Touching but UntouchedVisiting Joey
Stephen Unwin’s first reunion in months with his severely disabled son under strict conditions of isolation reveals what we all should hold dear
Stephen Unwin’s 23-year-old son Joey has severe learning disabilities and intractable epilepsy. He lives in supported living in Bishop’s Stortford, as part of the St Elizabeth’s Centre in Hertfordshire. Joey is non-verbal with some physical frailties. Because of COVID-19, Stephen and his family haven’t been able to see him face-to-face since early March. This is his account of their reunion.
Yesterday, we saw Joey for the first time since early March.
We had to book the session in advance and were told that we would have an hour-and-a-half and that there should be no physical contact. When we arrived at the St Elizabeth Centre at 11 am, there was a little tent with gloves and masks and cleaning equipment which we approached tentatively.
And suddenly there was my Joey getting out of the car that had brought him from his supported living.
I called his name and he smiled shyly, cheekily, distinctively and we wandered over to see him, as the table and chairs were carefully wiped down from the last family visitor by one of his lovely carers, Clare Thackeray.
Noli me Tangere
Joey has an amazing ability to accept things without getting upset. As he opened up the bag of goodies that his stepmum Ginny had bought for him – his usual favourites: waffles, diet Coke, crisps, Jaffa Cakes and, the best of all, sliced processed cheese – we all started to relax.
We were obediently wearing our PPE (masks and gloves) and as my friend, the extraordinary photo-journalist Edmond Terakopian, started taking pictures, we joked and smiled and felt so happy to be back with Joey again after all these months.
But we couldn’t touch him. Noli me tangere (‘don’t touch me’), the resurrected Christ says to Mary Magdalene. I kept remembering the phrase.
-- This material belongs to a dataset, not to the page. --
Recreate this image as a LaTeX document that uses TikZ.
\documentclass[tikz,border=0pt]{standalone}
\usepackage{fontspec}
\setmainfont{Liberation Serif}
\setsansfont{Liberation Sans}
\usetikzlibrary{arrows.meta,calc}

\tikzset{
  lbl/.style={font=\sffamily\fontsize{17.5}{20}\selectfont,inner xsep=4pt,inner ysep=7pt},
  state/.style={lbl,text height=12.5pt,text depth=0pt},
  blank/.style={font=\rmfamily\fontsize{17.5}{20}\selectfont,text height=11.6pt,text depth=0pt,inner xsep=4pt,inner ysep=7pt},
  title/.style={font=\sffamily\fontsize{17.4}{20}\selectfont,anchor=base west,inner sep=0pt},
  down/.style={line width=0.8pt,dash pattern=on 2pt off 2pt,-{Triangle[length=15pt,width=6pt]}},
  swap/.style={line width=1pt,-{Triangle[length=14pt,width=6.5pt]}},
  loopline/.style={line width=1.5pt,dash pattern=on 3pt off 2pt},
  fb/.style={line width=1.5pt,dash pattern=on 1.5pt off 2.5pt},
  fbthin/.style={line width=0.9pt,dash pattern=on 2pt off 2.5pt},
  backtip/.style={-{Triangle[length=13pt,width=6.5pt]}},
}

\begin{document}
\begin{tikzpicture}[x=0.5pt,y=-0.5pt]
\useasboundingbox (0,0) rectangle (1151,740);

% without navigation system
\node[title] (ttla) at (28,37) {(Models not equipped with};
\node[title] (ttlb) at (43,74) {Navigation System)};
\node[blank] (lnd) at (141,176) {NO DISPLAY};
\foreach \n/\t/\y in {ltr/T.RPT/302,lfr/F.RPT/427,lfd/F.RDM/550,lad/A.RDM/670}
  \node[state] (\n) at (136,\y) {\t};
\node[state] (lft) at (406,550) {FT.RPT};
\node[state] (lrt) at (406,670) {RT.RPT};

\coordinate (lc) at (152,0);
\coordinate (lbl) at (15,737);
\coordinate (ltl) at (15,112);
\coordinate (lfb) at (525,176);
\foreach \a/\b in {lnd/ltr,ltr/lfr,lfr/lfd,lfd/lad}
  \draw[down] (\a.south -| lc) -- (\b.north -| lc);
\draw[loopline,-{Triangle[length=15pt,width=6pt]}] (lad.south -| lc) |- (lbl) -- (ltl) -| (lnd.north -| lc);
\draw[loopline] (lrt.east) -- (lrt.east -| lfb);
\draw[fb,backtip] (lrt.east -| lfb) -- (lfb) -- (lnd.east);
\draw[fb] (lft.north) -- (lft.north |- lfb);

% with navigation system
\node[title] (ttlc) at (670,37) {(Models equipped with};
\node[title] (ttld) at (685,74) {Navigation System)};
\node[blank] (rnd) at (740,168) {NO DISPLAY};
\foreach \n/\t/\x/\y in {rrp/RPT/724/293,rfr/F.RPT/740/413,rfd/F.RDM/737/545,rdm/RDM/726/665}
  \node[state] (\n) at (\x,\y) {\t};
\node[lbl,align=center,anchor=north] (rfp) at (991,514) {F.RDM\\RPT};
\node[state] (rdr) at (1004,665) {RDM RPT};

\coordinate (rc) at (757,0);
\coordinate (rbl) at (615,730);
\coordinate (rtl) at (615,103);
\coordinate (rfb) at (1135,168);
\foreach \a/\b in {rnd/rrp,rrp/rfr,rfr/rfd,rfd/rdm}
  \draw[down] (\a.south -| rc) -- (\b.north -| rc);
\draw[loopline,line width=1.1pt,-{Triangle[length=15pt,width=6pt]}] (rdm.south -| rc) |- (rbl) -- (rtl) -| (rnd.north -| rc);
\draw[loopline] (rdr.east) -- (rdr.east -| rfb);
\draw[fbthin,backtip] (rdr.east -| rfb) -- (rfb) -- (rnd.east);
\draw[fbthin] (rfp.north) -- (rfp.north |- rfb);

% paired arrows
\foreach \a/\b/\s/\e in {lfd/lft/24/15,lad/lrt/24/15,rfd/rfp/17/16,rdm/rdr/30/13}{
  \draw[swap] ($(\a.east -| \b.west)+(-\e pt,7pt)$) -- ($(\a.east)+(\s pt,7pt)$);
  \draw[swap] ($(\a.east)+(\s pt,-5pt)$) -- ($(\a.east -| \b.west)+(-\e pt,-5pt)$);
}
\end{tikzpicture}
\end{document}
Because, you see, Joey has no speech and communication has to take other forms: simple Makaton, smiles and giggles, one-way talking, and glances and eyes and gestures but, above all, in normal circumstances, physical contact: an arm round, a cuddle, a tickle, a squeeze, sometimes even a comic push – these are all how Joey communicates and we all know what to do. I don’t think I’ve ever known such a strong urge to hug anyone as I did then.
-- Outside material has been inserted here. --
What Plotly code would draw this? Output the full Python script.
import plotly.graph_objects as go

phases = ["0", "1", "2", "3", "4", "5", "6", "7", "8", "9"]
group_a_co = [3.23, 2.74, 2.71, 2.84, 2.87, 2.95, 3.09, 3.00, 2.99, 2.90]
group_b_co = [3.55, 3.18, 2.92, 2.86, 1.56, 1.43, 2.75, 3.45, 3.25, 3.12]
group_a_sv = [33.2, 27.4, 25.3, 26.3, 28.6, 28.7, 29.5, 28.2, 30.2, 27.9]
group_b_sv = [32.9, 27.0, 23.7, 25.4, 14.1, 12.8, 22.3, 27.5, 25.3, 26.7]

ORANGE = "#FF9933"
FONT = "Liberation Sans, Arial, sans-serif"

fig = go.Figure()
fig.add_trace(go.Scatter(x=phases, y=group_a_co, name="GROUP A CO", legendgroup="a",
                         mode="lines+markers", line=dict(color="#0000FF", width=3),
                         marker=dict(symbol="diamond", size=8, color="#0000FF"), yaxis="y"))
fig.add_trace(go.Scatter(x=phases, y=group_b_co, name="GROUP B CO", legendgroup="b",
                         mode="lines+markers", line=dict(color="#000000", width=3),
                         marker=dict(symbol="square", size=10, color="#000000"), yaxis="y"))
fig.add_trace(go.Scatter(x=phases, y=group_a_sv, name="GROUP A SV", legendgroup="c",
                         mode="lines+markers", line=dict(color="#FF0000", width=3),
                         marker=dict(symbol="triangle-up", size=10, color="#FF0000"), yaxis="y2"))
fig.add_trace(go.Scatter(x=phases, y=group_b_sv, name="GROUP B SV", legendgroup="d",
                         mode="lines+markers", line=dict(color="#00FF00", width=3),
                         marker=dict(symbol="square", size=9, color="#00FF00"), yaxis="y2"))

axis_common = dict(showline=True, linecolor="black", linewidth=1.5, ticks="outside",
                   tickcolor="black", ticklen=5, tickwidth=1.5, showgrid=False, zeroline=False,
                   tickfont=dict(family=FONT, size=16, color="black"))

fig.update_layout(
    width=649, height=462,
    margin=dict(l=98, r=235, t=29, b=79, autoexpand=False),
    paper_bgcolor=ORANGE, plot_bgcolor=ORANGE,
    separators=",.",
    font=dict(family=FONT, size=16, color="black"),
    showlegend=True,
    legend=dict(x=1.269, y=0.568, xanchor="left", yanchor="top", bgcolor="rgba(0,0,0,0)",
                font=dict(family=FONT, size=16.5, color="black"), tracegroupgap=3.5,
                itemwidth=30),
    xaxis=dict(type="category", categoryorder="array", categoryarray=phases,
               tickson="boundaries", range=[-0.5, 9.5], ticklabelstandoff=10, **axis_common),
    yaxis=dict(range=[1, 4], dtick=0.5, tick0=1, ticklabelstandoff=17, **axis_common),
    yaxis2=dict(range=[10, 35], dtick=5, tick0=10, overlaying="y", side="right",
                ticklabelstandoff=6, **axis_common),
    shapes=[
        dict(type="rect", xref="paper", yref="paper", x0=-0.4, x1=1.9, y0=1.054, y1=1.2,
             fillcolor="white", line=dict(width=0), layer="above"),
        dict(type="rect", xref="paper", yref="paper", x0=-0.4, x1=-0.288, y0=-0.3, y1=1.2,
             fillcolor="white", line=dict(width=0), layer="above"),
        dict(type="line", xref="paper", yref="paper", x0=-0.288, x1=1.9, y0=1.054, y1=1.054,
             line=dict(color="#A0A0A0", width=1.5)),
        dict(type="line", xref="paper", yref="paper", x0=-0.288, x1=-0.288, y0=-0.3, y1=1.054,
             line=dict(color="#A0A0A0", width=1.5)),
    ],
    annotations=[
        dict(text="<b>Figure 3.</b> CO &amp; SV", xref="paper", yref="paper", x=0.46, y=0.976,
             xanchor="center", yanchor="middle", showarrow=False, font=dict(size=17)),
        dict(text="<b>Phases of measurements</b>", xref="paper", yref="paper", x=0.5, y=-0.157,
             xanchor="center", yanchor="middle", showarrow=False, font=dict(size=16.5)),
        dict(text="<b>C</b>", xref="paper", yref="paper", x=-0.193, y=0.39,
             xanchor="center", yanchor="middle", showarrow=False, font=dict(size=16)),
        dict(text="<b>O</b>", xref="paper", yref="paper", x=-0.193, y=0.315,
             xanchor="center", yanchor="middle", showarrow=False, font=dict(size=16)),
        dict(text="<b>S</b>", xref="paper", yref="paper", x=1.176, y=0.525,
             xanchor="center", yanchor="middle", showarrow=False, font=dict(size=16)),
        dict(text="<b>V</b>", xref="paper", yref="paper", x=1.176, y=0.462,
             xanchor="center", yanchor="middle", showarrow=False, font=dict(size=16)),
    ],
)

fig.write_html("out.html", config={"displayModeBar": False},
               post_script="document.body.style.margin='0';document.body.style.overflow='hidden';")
Soon, Joey got restless and we followed him over to the willow tree where he and his sister started pulling on the boughs, Bea hanging upside down, Joey tugging and breaking off branches and inspecting them ever so carefully, displaying them like a fish caught on a line.
Then we headed off to the apple orchard – one of Joey’s blissful places as the apple juice is beyond compare – where the grass is tall and the sun always shine, in a comical procession of Edmond walking backwards up the path really fast trying to focus his Leica, Joey pushing ahead, the three of us trailing behind, up past the apple trees to the little cemetery with the carved crucifix where the nuns and some of the residents have their final resting place.
The Lightest Touch
It started to drizzle steadily and we picked our way back through the orchard to the tent. Joey and I sat beside each other and I put my feet up on his lap and we talked (no words, but lots of communication) about how his mum and his big brother, Laurie, had visited him the previous weekend and he told me how much he had liked seeing them.
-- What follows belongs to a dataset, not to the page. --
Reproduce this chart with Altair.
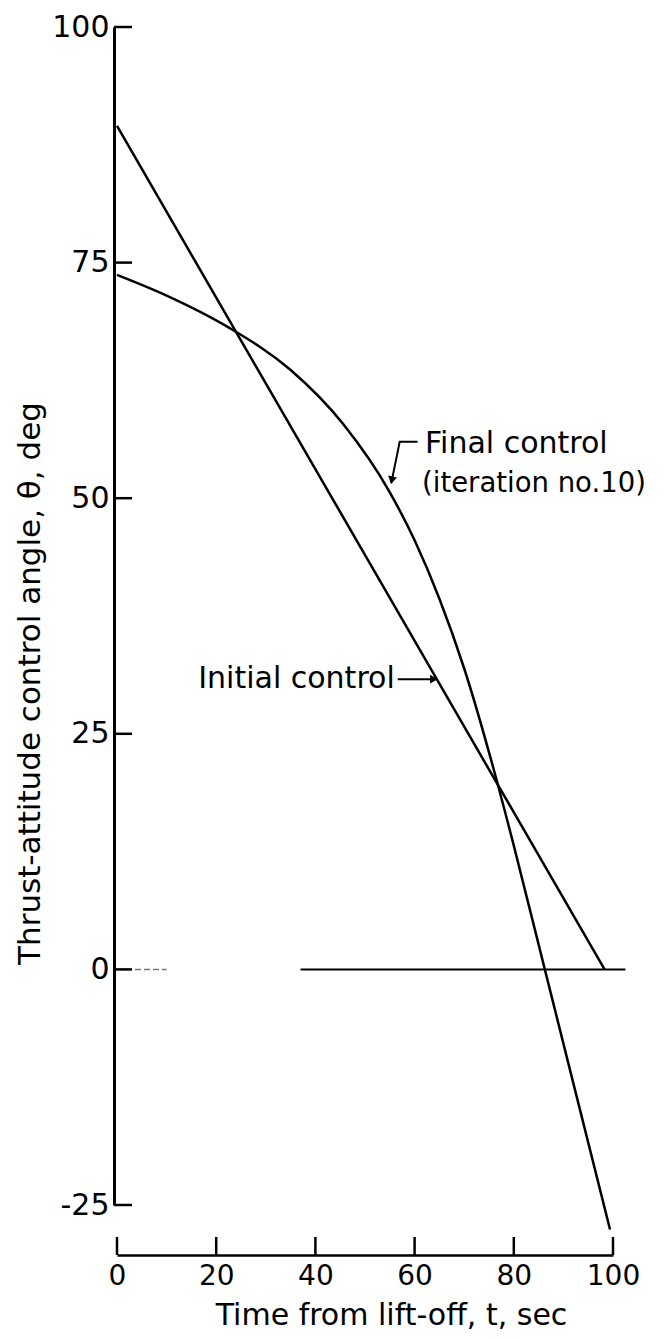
import altair as alt
import pandas as pd

# ---- data ----
final_t = [0, 10, 22.4, 34.9, 45.6, 55, 60, 65, 70, 76, 80, 86, 91, 95.5, 99.4]
final_theta = [73.7, 71.5, 68.15, 63.65, 57.87, 50.63, 45.53, 39.33, 31.93, 21.13, 13.13, 0.53, -9.97, -19.42, -27.6]

initial_t = [0, 98.3]
initial_theta = [89.5, 0.0]

x_ticks = [0, 20, 40, 60, 80, 100]
y_ticks = [-25, 0, 25, 50, 75, 100]

zero_faint = [0, 10]
zero_solid = [37, 102.5]

# annotations
ann_text = ["Final control", "(iteration no.10)", "Initial control"]
ann_t = [62.1, 61.5, 56.0]
ann_theta = [55.7, 51.5, 30.8]
ann_align = ["left", "left", "right"]
ann_size = [30, 27.5, 30]

final_leader_t = [60.6, 57.0, 55.3]
final_leader_theta = [56.0, 56.0, 51.6]
initial_leader_t = [56.6, 63.6]
initial_leader_theta = [30.8, 30.8]
arrow_t = [55.4, 63.9]
arrow_theta = [51.9, 30.8]
arrow_angle = [12, 0]
arrow_shape = ["triangle-down", "triangle-right"]

W, H = 496, 1178
FONT = "DejaVu Sans"

xs = alt.Scale(domain=[0, 100], nice=False, zero=False)
ys = alt.Scale(domain=[-25, 100], nice=False, zero=False)

final_df = pd.DataFrame({"t": final_t, "theta": final_theta})
init_df = pd.DataFrame({"t": initial_t, "theta": initial_theta})

x_axis = alt.Axis(
    values=x_ticks, offset=50, tickSize=0, domainWidth=2.5, domainColor="black",
    labelFontSize=28, labelFont=FONT, labelColor="black", labelPadding=7,
    labelFlush=False, labelExpr="'' + datum.value",
    title="Time from lift-off, t, sec", titleFont=FONT, titleFontSize=30,
    titleFontWeight="normal", titleColor="black", titleX=274, titlePadding=10,
    grid=False,
)
y_axis = alt.Axis(
    values=y_ticks, offset=3, tickSize=0, domainWidth=3, domainColor="black",
    labelFontSize=30, labelFont=FONT, labelColor="black", labelPadding=5,
    labelFlush=False, labelExpr="'' + datum.value",
    title="Thrust-attitude control angle, θ, deg", titleFont=FONT, titleFontSize=31,
    titleFontWeight="normal", titleColor="black", titleX=-84, titleY=656,
    titleAngle=-90, titleBaseline="middle", grid=False,
)

final_line = alt.Chart(final_df).mark_line(
    color="black", strokeWidth=2.5, interpolate="monotone"
).encode(
    x=alt.X("t:Q", scale=xs, axis=x_axis),
    y=alt.Y("theta:Q", scale=ys, axis=y_axis),
)

init_line = alt.Chart(init_df).mark_line(color="black", strokeWidth=2.5).encode(
    x=alt.X("t:Q", scale=xs), y=alt.Y("theta:Q", scale=ys)
)

zero1 = alt.Chart(pd.DataFrame({"a": [zero_faint[0]], "b": [zero_faint[1]], "y": [0]})).mark_rule(
    color="#777", strokeWidth=1.5, strokeDash=[6, 3]
).encode(x=alt.X("a:Q", scale=xs), x2="b:Q", y=alt.Y("y:Q", scale=ys))

zero2 = alt.Chart(pd.DataFrame({"a": [zero_solid[0]], "b": [zero_solid[1]], "y": [0]})).mark_rule(
    color="black", strokeWidth=2
).encode(x=alt.X("a:Q", scale=xs), x2="b:Q", y=alt.Y("y:Q", scale=ys))

yt = alt.Chart(pd.DataFrame({"v": y_ticks})).mark_rule(color="black", strokeWidth=2.5).encode(
    y=alt.Y("v:Q", scale=ys), x=alt.value(-3), x2=alt.value(15)
)

xt = alt.Chart(pd.DataFrame({"v": x_ticks})).mark_rule(color="black", strokeWidth=2.5).encode(
    x=alt.X("v:Q", scale=xs), y=alt.value(H + 32), y2=alt.value(H + 50)
)

ann_df = pd.DataFrame({"text": ann_text, "t": ann_t, "theta": ann_theta,
                       "align": ann_align, "fs": ann_size})
texts = []
for al in ["left", "right"]:
    texts.append(
        alt.Chart(ann_df[ann_df["align"] == al]).mark_text(
            align=al, baseline="middle", font=FONT, color="black"
        ).encode(
            x=alt.X("t:Q", scale=xs), y=alt.Y("theta:Q", scale=ys), text="text:N",
            size=alt.Size("fs:Q", scale=None, legend=None),
        )
    )

fl_df = pd.DataFrame({"t": final_leader_t, "theta": final_leader_theta, "o": [0, 1, 2]})
final_leader = alt.Chart(fl_df).mark_line(color="black", strokeWidth=2).encode(
    x=alt.X("t:Q", scale=xs), y=alt.Y("theta:Q", scale=ys), order="o:Q"
)
il_df = pd.DataFrame({"t": initial_leader_t, "theta": initial_leader_theta})
init_leader = alt.Chart(il_df).mark_line(color="black", strokeWidth=2).encode(
    x=alt.X("t:Q", scale=xs), y=alt.Y("theta:Q", scale=ys)
)

arrows = []
for i in range(2):
    arrows.append(
        alt.Chart(pd.DataFrame({"t": [arrow_t[i]], "theta": [arrow_theta[i]]})).mark_point(
            shape=arrow_shape[i], filled=True, color="black", size=80, angle=arrow_angle[i], opacity=1
        ).encode(x=alt.X("t:Q", scale=xs), y=alt.Y("theta:Q", scale=ys))
    )

chart = alt.layer(
    final_line, init_line, zero1, zero2, yt, xt, *texts, final_leader, init_leader, *arrows
).properties(
    width=W, height=H,
    autosize=alt.AutoSizeParams(type="none"),
    padding={"left": 109, "top": 19, "right": 50, "bottom": 130},
).configure(background="white").configure_view(strokeWidth=0, stroke=None)

chart.save("out.html", embed_options={"renderer": "svg", "actions": False})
We talked about Monsters Inc and The Jungle Book and Joey covered his ears when the rain on the canvas started to rumble. We did high-fives with my carefully gloved hands and I remembered, as I do so often with Joey, that the old jokes are the best.
Soon Joey decided he wanted to go to another willow tree and Ginny gave Bea an umbrella which she shared with him and the two of them headed off across the lawn laughing in the rain. ‘That’s the shot,’ I called out but Edmond had already caught it brilliantly. The love is palpable, and it’s the definition of inclusion.
Finally, the time came for us to leave.
Clare came back with the car and Joey got into the back and calmly put on his seat belt. We waved our goodbyes and walked back to our car. As I turned my back on him, I was overwhelmed by great rushing gulps of emotion – by my love for him and by all of us being together with him again after all this time.
I’ll admit, glancing at my phone, I was touched by the dozens of people who had so quickly responded to a tweet I posted earlier of Joey smiling and laughing as he pulled on that poor willow tree.
I was struck by the utter strangeness of the whole situation, but there was something else too: the meticulous care, the lightest of touches, the elegance with which St Elizabeth’s had managed this most personal of moments. We weren’t policed but we knew, as I’m sure did all the other visitors, that there are bigger things than our temporary frustrations, that the health of the residents and the staff at St Elizabeth’s is more important than my desperate, yearning desire to squeeze Joey tight and not let him go.
I’m an absurdly tactile person and this whole thing went against my deepest instincts. But it showed me again that some things are more important than instinct and I only wish our leaders, their advisors, and so many of our fellow citizens, realised this too.
As so often – to my mind, at least – Joey and his world reveals the truth.